Jet Unfolding Continued.

 So, Carl asked... will using Matt’s dijet filtered simulation sample cause bias in my unfolding matrix.


I’ve given this question some thought.

The unfolding process is meant to account for effects of detection and reconstruction, and the iterative method is designed to remove any influence caused by the particular initially thrown distribution. (In fact, it should converge even if a flat distribution is initially thrown.)


So, with the problem of the thrown distribution under control, what Carl was suggesting is that somehow the presence of a second jet would change the measurement of the first jet. This seems unlikely, but it's not impossible to dream up a scenario where it would.  For example, if all the BEMC PMTs were fed by the same under-specced power source, then the power dip caused by one set of towers would alter the gain on the other, and vice versa. And that this effect is properly simulated.


Matt's dijet pythia filter was used make sure that the simulated events would pass a 7 and 10 GeV dijet cut, which, for this blog entry will be called the “normal cut”.

Since I don’t have a sample size as large as Matt’s for inclusive jets, what I did to investigate this question was to make a sub-sample from Matt’s Monte Carlo set with a 7 and 17 GeV dijet cut -- called here the “dijet supercut”.  The supercut removes >90% of the dijet events.


I calculated the unfolding matrix using the normal cut and the supercut, and compared them.

This figure shows: (bottom panel) the distribution of reconstructed events at a given jet p_t (y) vs. thrown jet p_t;

(upper panel) a) in red, the reconstructed distribution (vertical projection of the 2d histogram).

b) in blue, the reconstructed distribution (horizontal projection of the 2d histogram) and c) in black, the actual measured jet p_t distribution.


After iterative unfolding, the superCut sample falls smoothly on both axes, and looks similar to the distribution for the normal sample. (see previous blog entry)

The most different area is the tail of the low-pt jets that were reconstructed high. (The blue band should continue over the top there.)  My best guess is this comes from mostly from the paucity of events thrown below 17 GeV.


But how different is it? 

The important metric is: for any reconstructed jet pt, does p(true|reco) give the same range for both normal cut and super-cut?
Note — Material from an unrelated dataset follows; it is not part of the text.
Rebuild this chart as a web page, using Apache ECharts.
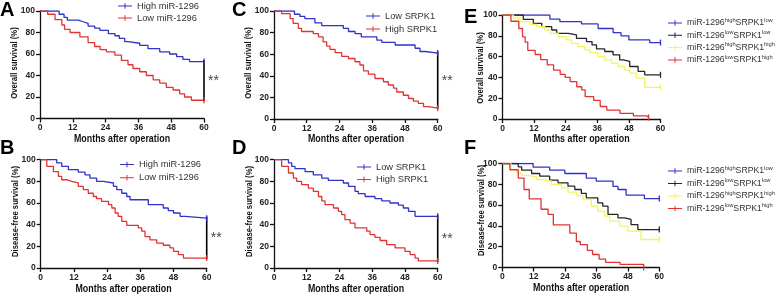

Figure 3 is a series of true distributions for given reconstructed jet pt (10<reconstructed pt<11 in top left up to 27<reconstructed pt<28 in bottom right ). They are integral-normalized to unity , so the vertical axis measures probability, while the x horizontal axis is thrown jet p_t.
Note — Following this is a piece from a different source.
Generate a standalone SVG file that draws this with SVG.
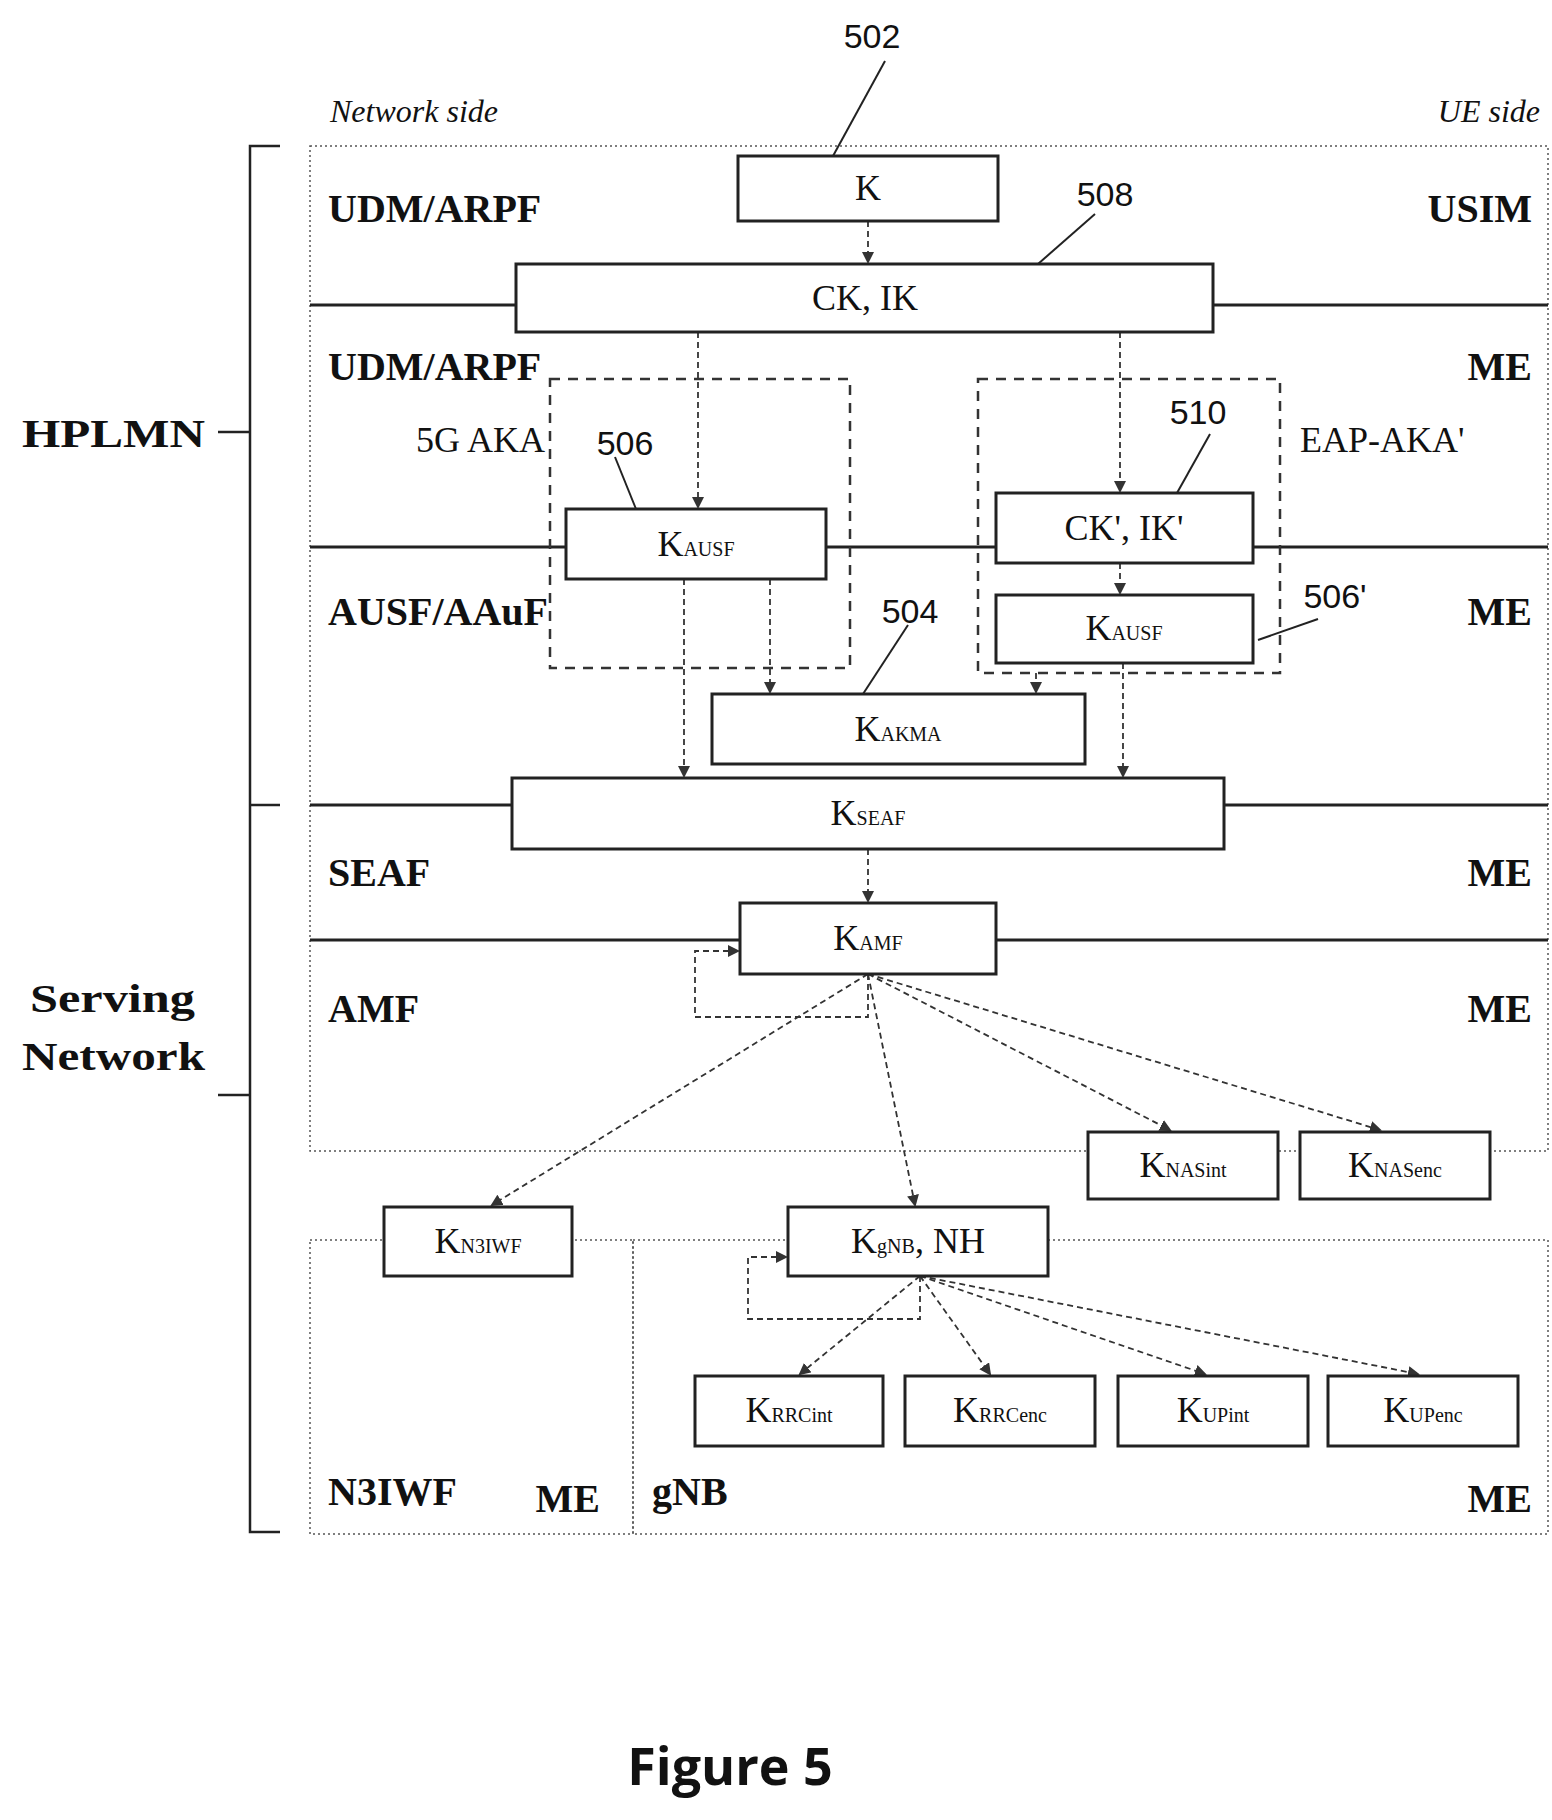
<svg xmlns="http://www.w3.org/2000/svg" width="1552" height="1820" viewBox="0 0 1552 1820">
<defs>
<marker id="ah" markerWidth="12" markerHeight="12" refX="10" refY="6" orient="auto" markerUnits="userSpaceOnUse"><path d="M0,0 L12,6 L0,12 Z" fill="#333"/></marker>
<style>
.area{fill:none;stroke:#555;stroke-width:1.5;stroke-dasharray:2,3}
.sep{stroke:#222;stroke-width:3}
.box{fill:#fff;stroke:#222;stroke-width:3}
.grp{fill:none;stroke:#333;stroke-width:2.5;stroke-dasharray:10,8}
.c{fill:none;stroke:#333;stroke-width:1.8;stroke-dasharray:6,4}
.lead{stroke:#222;stroke-width:2}
.lbl{font-family:"Liberation Serif",serif;font-weight:bold;font-size:40px;fill:#111}
.t{font-family:"Liberation Serif",serif;font-size:36px;fill:#111;text-anchor:middle}
.sub{font-size:20px}
.num{font-family:"Liberation Sans",sans-serif;font-size:34px;fill:#111;text-anchor:middle}
.it{font-family:"Liberation Serif",serif;font-style:italic;font-size:32px;fill:#111}
.br{fill:none;stroke:#222;stroke-width:2.5}
</style>
</defs>
<rect width="1552" height="1820" fill="#fff"/>
<g id="areas">
<rect class="area" x="310" y="146" width="1238" height="1005"/>
<rect class="area" x="310" y="1240" width="323" height="294"/>
<rect class="area" x="633" y="1240" width="915" height="294"/>
<line class="sep" x1="310" y1="305" x2="1548" y2="305"/>
<line class="sep" x1="310" y1="547" x2="1548" y2="547"/>
<line class="sep" x1="310" y1="805" x2="1548" y2="805"/>
<line class="sep" x1="310" y1="940" x2="1548" y2="940"/>
</g>
<g id="brackets">
<path class="br" d="M280,146 H250 V1532 H280"/>
<line class="br" x1="218" y1="432" x2="250" y2="432"/>
<line class="br" x1="250" y1="805" x2="280" y2="805"/>
<line class="br" x1="218" y1="1095" x2="250" y2="1095"/>
<text class="lbl" x="22" y="447" font-size="44" textLength="183" lengthAdjust="spacingAndGlyphs">HPLMN</text>
<text class="lbl" x="30" y="1012" font-size="44" textLength="165" lengthAdjust="spacingAndGlyphs">Serving</text>
<text class="lbl" x="22" y="1070" font-size="44" textLength="183" lengthAdjust="spacingAndGlyphs">Network</text>
</g>
<g id="labels">
<text class="it" x="330" y="122">Network side</text>
<text class="it" x="1540" y="122" text-anchor="end">UE side</text>
<text class="lbl" x="328" y="222">UDM/ARPF</text>
<text class="lbl" x="1532" y="222" text-anchor="end">USIM</text>
<text class="lbl" x="328" y="380">UDM/ARPF</text>
<text class="lbl" x="1532" y="380" text-anchor="end">ME</text>
<text class="lbl" x="328" y="625">AUSF/AAuF</text>
<text class="lbl" x="1532" y="625" text-anchor="end">ME</text>
<text class="lbl" x="328" y="886">SEAF</text>
<text class="lbl" x="1532" y="886" text-anchor="end">ME</text>
<text class="lbl" x="328" y="1022">AMF</text>
<text class="lbl" x="1532" y="1022" text-anchor="end">ME</text>
<text class="lbl" x="328" y="1505">N3IWF</text>
<text class="lbl" x="600" y="1512" text-anchor="end">ME</text>
<text class="lbl" x="652" y="1505">gNB</text>
<text class="lbl" x="1532" y="1512" text-anchor="end">ME</text>
<text class="t" x="545" y="452" style="text-anchor:end">5G AKA</text>
<text class="t" x="1300" y="452" style="text-anchor:start">EAP-AKA'</text>
<text x="730" y="1785" font-family="'Open Sans',sans-serif" font-weight="bold" font-size="52" text-anchor="middle" fill="#111">Figure 5</text>
</g>
<g id="groups">
<rect class="grp" x="550" y="379" width="300" height="289"/>
<rect class="grp" x="978" y="379" width="302" height="294"/>
</g>
<g id="connectors">
<line class="c" x1="868" y1="221" x2="868" y2="262" marker-end="url(#ah)"/>
<line class="c" x1="698" y1="332" x2="698" y2="507" marker-end="url(#ah)"/>
<line class="c" x1="1120" y1="332" x2="1120" y2="491" marker-end="url(#ah)"/>
<line class="c" x1="1120" y1="563" x2="1120" y2="593" marker-end="url(#ah)"/>
<line class="c" x1="684" y1="579" x2="684" y2="776" marker-end="url(#ah)"/>
<line class="c" x1="770" y1="579" x2="770" y2="692" marker-end="url(#ah)"/>
<line class="c" x1="1036" y1="673" x2="1036" y2="692" marker-end="url(#ah)"/>
<line class="c" x1="1123" y1="663" x2="1123" y2="776" marker-end="url(#ah)"/>
<line class="c" x1="868" y1="849" x2="868" y2="901" marker-end="url(#ah)"/>
<path class="c" d="M868,974 V1017 H695 V951 H738" marker-end="url(#ah)"/>
<line class="c" x1="868" y1="974" x2="492" y2="1205" marker-end="url(#ah)"/>
<line class="c" x1="868" y1="974" x2="915" y2="1205" marker-end="url(#ah)"/>
<line class="c" x1="868" y1="974" x2="1170" y2="1130" marker-end="url(#ah)"/>
<line class="c" x1="868" y1="974" x2="1380" y2="1130" marker-end="url(#ah)"/>
<path class="c" d="M920,1276 V1319 H748 V1257 H786" marker-end="url(#ah)"/>
<line class="c" x1="920" y1="1276" x2="800" y2="1374" marker-end="url(#ah)"/>
<line class="c" x1="920" y1="1276" x2="990" y2="1374" marker-end="url(#ah)"/>
<line class="c" x1="920" y1="1276" x2="1205" y2="1374" marker-end="url(#ah)"/>
<line class="c" x1="920" y1="1276" x2="1418" y2="1374" marker-end="url(#ah)"/>
<line class="lead" x1="885" y1="61" x2="833" y2="156"/>
<line class="lead" x1="1095" y1="214" x2="1038" y2="264" stroke-width="1"/>
<line class="lead" x1="615" y1="457" x2="636" y2="509"/>
<line class="lead" x1="1210" y1="434" x2="1177" y2="493" stroke-width="1"/>
<line class="lead" x1="1318" y1="619" x2="1258" y2="640" stroke-width="1"/>
<line class="lead" x1="908" y1="625" x2="863" y2="694"/>
<text class="num" x="872" y="48">502</text>
<text class="num" x="1105" y="206">508</text>
<text class="num" x="625" y="455">506</text>
<text class="num" x="1198" y="424">510</text>
<text class="num" x="1335" y="608">506'</text>
<text class="num" x="910" y="623">504</text>
</g>
<g id="n-K"><rect class="box" x="738" y="156" width="260" height="65"/><text class="t" x="868" y="200">K</text></g>
<g id="n-CKIK"><rect class="box" x="516" y="264" width="697" height="68"/><text class="t" x="865" y="310">CK, IK</text></g>
<g id="n-KAUSF"><rect class="box" x="566" y="509" width="260" height="70"/><text class="t" x="696" y="556">K<tspan class="sub">AUSF</tspan></text></g>
<g id="n-CKIK2"><rect class="box" x="996" y="493" width="257" height="70"/><text class="t" x="1124" y="540">CK', IK'</text></g>
<g id="n-KAUSF2"><rect class="box" x="996" y="595" width="257" height="68"/><text class="t" x="1124" y="640">K<tspan class="sub">AUSF</tspan></text></g>
<g id="n-KAKMA"><rect class="box" x="712" y="694" width="373" height="70"/><text class="t" x="898" y="741">K<tspan class="sub">AKMA</tspan></text></g>
<g id="n-KSEAF"><rect class="box" x="512" y="778" width="712" height="71"/><text class="t" x="868" y="825">K<tspan class="sub">SEAF</tspan></text></g>
<g id="n-KAMF"><rect class="box" x="740" y="903" width="256" height="71"/><text class="t" x="868" y="950">K<tspan class="sub">AMF</tspan></text></g>
<g id="n-KNASint"><rect class="box" x="1088" y="1132" width="190" height="67"/><text class="t" x="1183" y="1177">K<tspan class="sub">NASint</tspan></text></g>
<g id="n-KNASenc"><rect class="box" x="1300" y="1132" width="190" height="67"/><text class="t" x="1395" y="1177">K<tspan class="sub">NASenc</tspan></text></g>
<g id="n-KN3IWF"><rect class="box" x="384" y="1207" width="188" height="69"/><text class="t" x="478" y="1253">K<tspan class="sub">N3IWF</tspan></text></g>
<g id="n-KgNB"><rect class="box" x="788" y="1207" width="260" height="69"/><text class="t" x="918" y="1253">K<tspan class="sub">gNB</tspan>, NH</text></g>
<g id="n-KRRCint"><rect class="box" x="695" y="1376" width="188" height="70"/><text class="t" x="789" y="1422">K<tspan class="sub">RRCint</tspan></text></g>
<g id="n-KRRCenc"><rect class="box" x="905" y="1376" width="190" height="70"/><text class="t" x="1000" y="1422">K<tspan class="sub">RRCenc</tspan></text></g>
<g id="n-KUPint"><rect class="box" x="1118" y="1376" width="190" height="70"/><text class="t" x="1213" y="1422">K<tspan class="sub">UPint</tspan></text></g>
<g id="n-KUPenc"><rect class="box" x="1328" y="1376" width="190" height="70"/><text class="t" x="1423" y="1422">K<tspan class="sub">UPenc</tspan></text></g>
</svg>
As you can see, the agreement between dijet (in blue), and supercut (in red) is not great for the lower bins, but is spot on for the higher ones.

The worst example is the 13 GeV bin shown below with gaussian fits to both distributions.

In this bin, the cut sample is fit to a gaussian with mean 13.86 +/- 2.0 GeV, while the superset sample is fit to a gaussian with mean 13.59 +/- 2.1 GeV. So there is in fact a bias of 0.27 GeV (+/- 2.9)

In terms of my analysis, this would mean that in the 0.45<z<0.65 bin, events with a ~13.5 GeV jet will experience a bias in z of 0.01, or a net ~5% bin migration effect under one unfolding matrix compared to the other.

If this is an unacceptable bias, the conclusion to draw is that a simulation sample using the 7&17 superCut should not be used to unfold jets under 17 GeV. By analogy, Matt's 7&10 sample should not be used to unfold jets under 10 GeV.  So I think that my analysis should include a jet cut at 10 GeV.


Part 2: why not unfold directly in Z?

This is a reasonable question, and it would probably work fine.  But it's theoretically dicey. Consider the following hypothetical (fictitious) situation:

A 12 GeV jet is unfolded to 11-15, while a 24 GeV jet unfolds to 19-25

So a 6 GeV pion opposite the 12 GeV jet would unfold from z=0.5 to 0.4-0.55, and a 12 GeV pion opposite the 24 GeV jet would unfold from z=0.5 to 0.48 - 0.63

So if we have just one unfolding matrix for z, it will be dominated by the lower energy situation, and higher energy events at the same z will experience this bias in the form of incorrect unfolding.